How Does a Reverse Mortgage Loan Work?

In California where living costs are high many of our mortgage clients over the past few years have reached out to us about whether a reverse mortgage could be a good choice for their needs. A reverse mortgage is a home loan specifically designed for homeowners who are aged 62 or older who have a lot of equity in their home.

Unlike a traditional mortgage where the homeowner makes monthly payments to a lender, a reverse mortgage allows homeowners to convert part of their home equity into cash without selling the property. With a reverse mortgage homeowners can receive the proceeds from their loan as a lump sum, monthly payments, or a line of credit.

One of the most appealing features of reverse mortgages for seniors is that they do not require monthly mortgage payments. Instead, the loan balance accumulates over time, typically with interest. Borrowers are still responsible for property taxes, homeowners insurance, and maintenance of the home. A reverse mortgage loan is repaid when the homeowner sells the home, moves out of the home, or passes away. When one of those events occurs, the proceeds from the home sale are used to repay the reverse mortgage, and any remaining equity goes to the homeowner or their heirs.

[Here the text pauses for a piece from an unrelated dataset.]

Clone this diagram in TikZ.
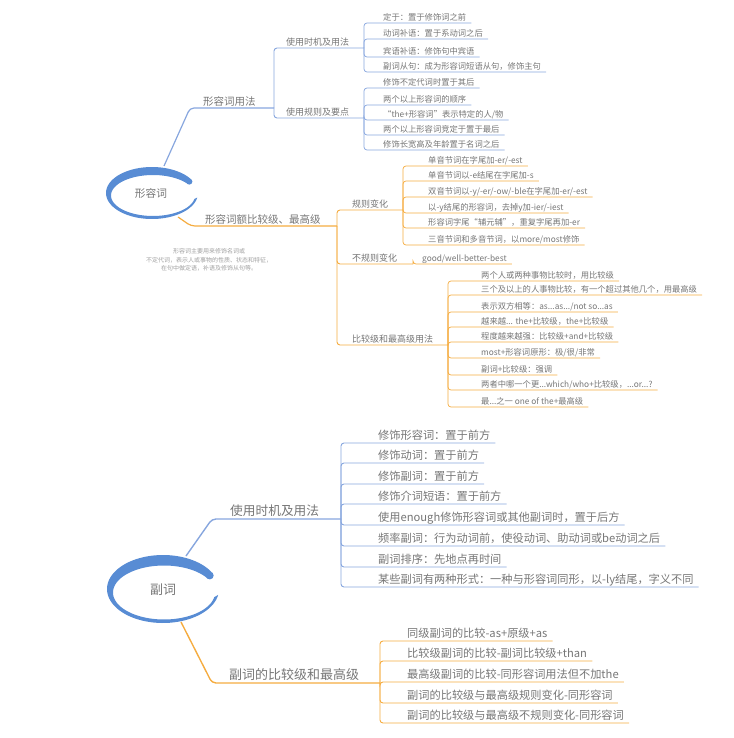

There are many advantages to these types of loans but it’s important to remember reverse mortgages can provide additional income for seniors, they come with their own risks and considerations. Interest accrues on the loan balance, which can reduce the equity in the home over time. Before considering a reverse mortgage, homeowners are advised to thoroughly understand the terms and explore all the alternatives for their situation.